Local to Wisconsin, I was surprised to learn that people from the Chicagoland area are moving into Wisconsin quite frequently. This adds to the number of people potentially purchasing homes. While it’s good to see this population growth, those people are not selling homes in our area which creates an imbalance in our markets.

Final Thoughts

The majority of our expert speakers and panelist agreed that 2019 would be very similar to 2018. The markets will be tough with very low supply and high demand. We also heard regular predictions that our next recession isn’t far away — as close as 2020. However, the experts didn’t think this recession would be nearly as bad as the “great” recession that we remember all too well.

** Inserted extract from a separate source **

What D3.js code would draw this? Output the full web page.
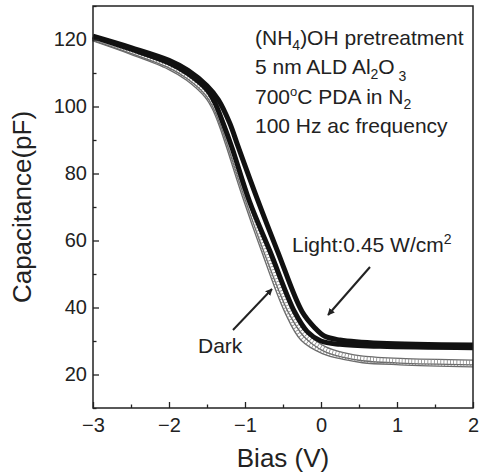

While I didn’t walk away from this day with many concrete solutions,  I did learn that many are trying to solve the problem. Lobbyists are trying to remove some of the red tape that makes building less difficult. Builders are looking to develop on smaller lots with less roads and driveways in an attempt to reduce costs and take advantage of a lack of space. Real estate agents are trying to get more creative in helping their buyers to find properties and setting realistic expectations about what is available.

All in all, this was a fantastic event with great speakers. These experts have seen good times and bad. The consensus was that although we’re dealing with some short-term pain, the US still has the strongest economy in the world and we’ve learned to overcome some obstacles and avoid another major downturn in our markets.